Some lines in the listing below may include the string "matplotlib". How many are there? Give only the number.

* * * * *

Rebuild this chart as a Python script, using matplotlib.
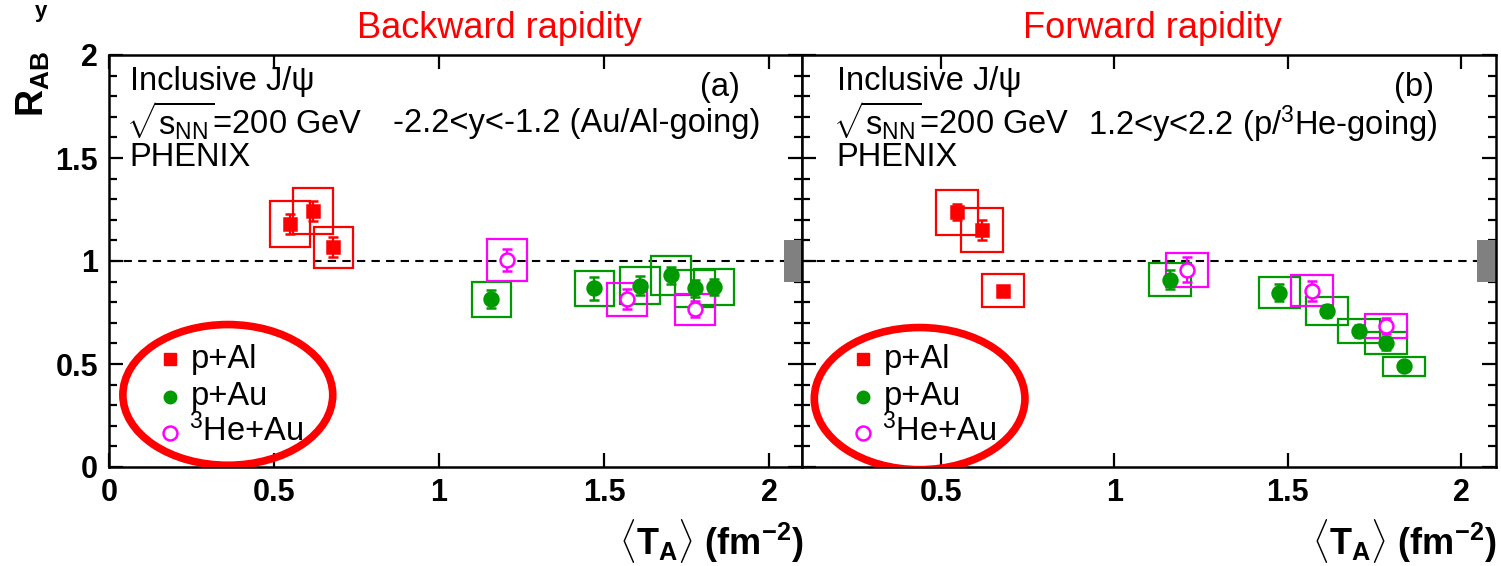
import matplotlib
matplotlib.use("Agg")
import matplotlib.pyplot as plt
from matplotlib.patches import Rectangle, Ellipse
from matplotlib.ticker import MultipleLocator

plt.rcParams['font.family'] = ['Liberation Sans', 'DejaVu Sans']
plt.rcParams['mathtext.fontset'] = 'custom'
plt.rcParams['mathtext.rm'] = 'Liberation Sans'
plt.rcParams['mathtext.it'] = 'Liberation Sans:italic'
plt.rcParams['mathtext.bf'] = 'Liberation Sans:bold'

# backward rapidity (a)
pal_x_b = [0.548, 0.619, 0.680]
pal_y_b = [1.18, 1.242, 1.067]
pal_stat_b = [0.05, 0.05, 0.05]
pal_sys_b = [0.11, 0.11, 0.10]

pau_x_b = [1.159, 1.471, 1.609, 1.703, 1.776, 1.833]
pau_y_b = [0.815, 0.867, 0.88, 0.93, 0.867, 0.873]
pau_stat_b = [0.045, 0.055, 0.045, 0.04, 0.04, 0.04]
pau_sys_b = [0.085, 0.085, 0.09, 0.095, 0.09, 0.088]

he_x_b = [1.206, 1.569, 1.776]
he_y_b = [1.005, 0.815, 0.766]
he_stat_b = [0.055, 0.05, 0.04]
he_sys_b = [0.10, 0.08, 0.075]

# forward rapidity (b)
pal_x_f = [0.546, 0.618, 0.679]
pal_y_f = [1.237, 1.151, 0.855]
pal_stat_f = [0.04, 0.05, 0.02]
pal_sys_f = [0.11, 0.105, 0.08]

pau_x_f = [1.161, 1.476, 1.613, 1.705, 1.783, 1.835]
pau_y_f = [0.909, 0.847, 0.758, 0.66, 0.60, 0.489]
pau_stat_f = [0.045, 0.04, 0.03, 0.03, 0.03, 0.02]
pau_sys_f = [0.08, 0.075, 0.067, 0.058, 0.053, 0.045]

he_x_f = [1.21, 1.569, 1.783]
he_y_f = [0.958, 0.855, 0.684]
he_stat_f = [0.06, 0.05, 0.037]
he_sys_f = [0.083, 0.075, 0.06]

global_unc = 0.1
RED = '#ff0000'
GREEN = '#009a00'
MAG = '#ff00ff'

fig = plt.figure(figsize=(15.01, 5.66), dpi=100)
ax1 = fig.add_axes([109/1501, 99/566, 693/1501, 412/566])
ax2 = fig.add_axes([802/1501, 99/566, 694/1501, 412/566])


def draw_set(ax, xs, ys, stat, sys, color, marker, filled):
    for x, y, s in zip(xs, ys, sys):
        ax.add_patch(Rectangle((x - 0.06, y - s), 0.12, 2 * s, fill=False,
                               ec=color, lw=1.6, zorder=2))
    ax.errorbar(xs, ys, yerr=stat, fmt=marker, color=color, ms=9 if marker == 's' else 10,
                mfc=color if filled else 'white', mec=color, mew=1.8,
                elinewidth=1.6, capsize=3.5, capthick=1.6, zorder=3)


def style(ax, xmin):
    ax.set_xlim(xmin, 2.1)
    ax.set_ylim(0, 2)
    ax.xaxis.set_major_locator(MultipleLocator(0.5))
    ax.yaxis.set_major_locator(MultipleLocator(0.5))
    ax.yaxis.set_minor_locator(MultipleLocator(0.1))
    ax.tick_params(which='both', direction='in', top=True, right=True, width=1.6)
    ax.tick_params(axis='x', which='minor', bottom=False, top=False)
    ax.tick_params(which='major', length=10, labelsize=22, pad=8)
    ax.tick_params(which='minor', length=6)
    for sp in ax.spines.values():
        sp.set_linewidth(1.8)
    ax.axhline(1, color='black', ls='--', lw=1.5, dashes=(4, 3), zorder=1)
    ax.add_patch(Rectangle((2.045, 1 - global_unc), 0.06, 2 * global_unc,
                           color='#808080', lw=0, zorder=2))


style(ax1, 0)
style(ax2, 0.1)
ax1.set_xticks([0, 0.5, 1, 1.5, 2])
ax1.set_xticklabels(['0', '0.5', '1', '1.5', '2'], fontweight='bold')
ax1.set_yticks([0, 0.5, 1, 1.5, 2])
ax1.set_yticklabels(['0', '0.5', '1', '1.5', '2'], fontweight='bold')
ax2.set_xticks([0.5, 1, 1.5, 2])
ax2.set_xticklabels(['0.5', '1', '1.5', '2'], fontweight='bold')
ax2.set_yticks([0, 0.5, 1, 1.5, 2])
ax2.set_yticklabels([])

draw_set(ax1, pal_x_b, pal_y_b, pal_stat_b, pal_sys_b, RED, 's', True)
draw_set(ax1, pau_x_b, pau_y_b, pau_stat_b, pau_sys_b, GREEN, 'o', True)
draw_set(ax1, he_x_b, he_y_b, he_stat_b, he_sys_b, MAG, 'o', False)

draw_set(ax2, pal_x_f, pal_y_f, pal_stat_f, pal_sys_f, RED, 's', True)
draw_set(ax2, pau_x_f, pau_y_f, pau_stat_f, pau_sys_f, GREEN, 'o', True)
draw_set(ax2, he_x_f, he_y_f, he_stat_f, he_sys_f, MAG, 'o', False)

fs = 23.5
for ax, dx, lab, rng, rx in [(ax1, 0.0, '(a)', '-2.2<y<-1.2 (Au/Al-going)', 0.94),
                             (ax2, 0.02, '(b)', '1.2<y<2.2 (p/$^{3}$He-going)', 0.915)]:
    ax.text(0.03 + dx, 0.935, 'Inclusive J/\u03c8', transform=ax.transAxes, fontsize=fs, va='center')
    ax.text(0.025 + dx, 0.84, r'$\sqrt{\mathrm{s}_{\mathrm{NN}}}$=200 GeV', transform=ax.transAxes,
            fontsize=fs, va='center')
    ax.text(0.03 + dx, 0.752, 'PHENIX', transform=ax.transAxes, fontsize=fs, va='center')
    ax.text(0.91, 0.92, lab, transform=ax.transAxes, fontsize=fs, va='center', ha='right')
    ax.text(rx, 0.833, rng, transform=ax.transAxes, fontsize=fs, va='center', ha='right')

# legends
for ax, mx, tx in [(ax1, 0.088, 0.118), (ax2, 0.088, 0.118)]:
    ax.plot([mx], [0.262], 's', color=RED, ms=9, transform=ax.transAxes, clip_on=False)
    ax.plot([mx], [0.170], 'o', color=GREEN, ms=9, transform=ax.transAxes, clip_on=False)
    ax.plot([mx], [0.083], 'o', color=MAG, mfc='white', mew=1.8, ms=10,
            transform=ax.transAxes, clip_on=False)
    ax.text(tx, 0.262, 'p+Al', transform=ax.transAxes, fontsize=fs, va='center')
    ax.text(tx, 0.172, 'p+Au', transform=ax.transAxes, fontsize=fs, va='center')
    ax.text(tx - 0.003, 0.088, '$^{3}$He+Au', transform=ax.transAxes, fontsize=fs, va='center')

ax1.add_patch(Ellipse((0.36, 0.35), 0.636, 0.683, fill=False, ec=RED, lw=5.5, zorder=5))
ax2.add_patch(Ellipse((0.439, 0.332), 0.607, 0.69, fill=False, ec=RED, lw=5.5, zorder=5))

fig.text(0.333, 0.95, 'Backward rapidity', color=RED, fontsize=26, ha='center', va='center')
fig.text(0.768, 0.95, 'Forward rapidity', color=RED, fontsize=26, ha='center', va='center')

xl = r'$\langle\mathbf{T}_{\mathbf{A}}\rangle$ (fm$^{\mathbf{-2}}$)'
fig.text(0.535, 0.045, xl, fontsize=26, fontweight='bold', ha='right', va='center')
fig.text(0.997, 0.045, xl, fontsize=26, fontweight='bold', ha='right', va='center')
fig.text(0.022, 0.852, r'$\mathbf{R}_{\mathbf{AB}}$', fontsize=27, rotation=90,
         ha='center', va='center')
fig.text(0.023, 0.999, 'y', fontsize=16, fontweight='bold', ha='left', va='top')

fig.savefig('out.png', dpi=100)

* * * * *

Solved problem: 6